Furlongs kleine Geheimarmee aus früheren CIA-Agenten und einstigen US-Elitesoldaten, die später in sogenannten Sicherheitsunternehmen wie der berüchtigten Firma Blackwater ihr Geld verdienten, soll inzwischen aufgelöst sein. »Es ist grundsätzlich keine gute Idee, in einem Kriegsgebiet freie Mitarbeiter herumlaufen zu haben, die einen auf James Bond machen«, so dieser Tage ein Regierungsvertreter. Grundsätzlich dürfen die US-Streitkräfte keine Privatfirmen für verdeckte Spionageaktivitäten anheuern. Aber damit sind wir bei der nächsten Frage: Sind solche Operationen ohne Zustimmung oder zumindest Duldung des Pentagon oder der CIA wirklich möglich? Schließlich sollen Informationen der Söldner zum Aufenthalt von Aufständischen auch an offizielle Geheimdienstvertreter und Einheiten der US-Armee für Drohnenangriffe weitergegeben worden sein.

Pentagon-Chef Gates, ein früherer CIA-Direktor, stellte sich am Montag bei hartnäckigen Reporterfragen dumm. Er wisse nicht genug, um zu wissen, ob es all diese Vorgänge gegeben habe, und wenn ja, ob sie einen »Mehrwert« gebracht hätten. Man sei noch auf der Faktensuche. Furlong hat unterdessen der »New York Times« Falschinformation vorgeworfen und in Interviews mit den »San Antonio Express News« erklärt, dass sein inzwischen suspendiertes Programm »vollständig vom Militär autorisiert« und von US- wie NATO-Kommandos überwacht worden sei. Der Etat von rund 25 Millionen Dollar soll nach Erkenntnissen von US-amerikanischen Medien aus einem Pentagon-Hauhaltstitel für die Räumung von Landminen in Irak und in Afghanistan stammen.
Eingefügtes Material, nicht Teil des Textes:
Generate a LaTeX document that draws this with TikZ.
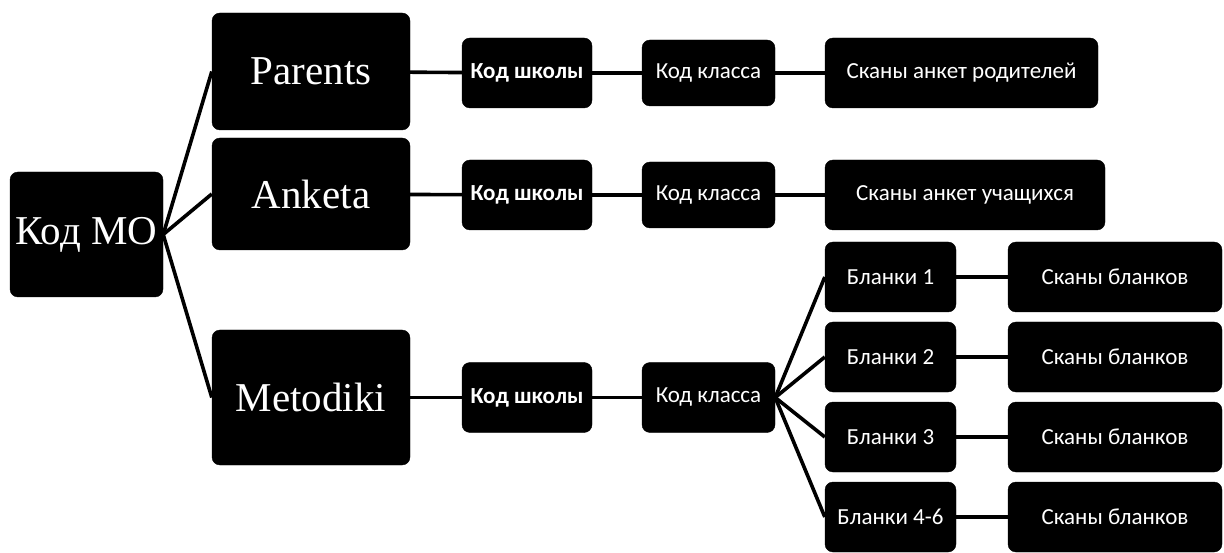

Auch die CIA, so Robert Young Pelton in der Fernsehsendung »The World's Most Dangerous Places«, sei offiziell gebrieft worden - und soll jetzt die »New York Times« über den lästig gewordenen Konkurrenten informiert haben. Der Skandal könnte noch so manchen Stoff für ein neues Hollywood-Drehbuch ans Licht der Öffentlichkeit bringen.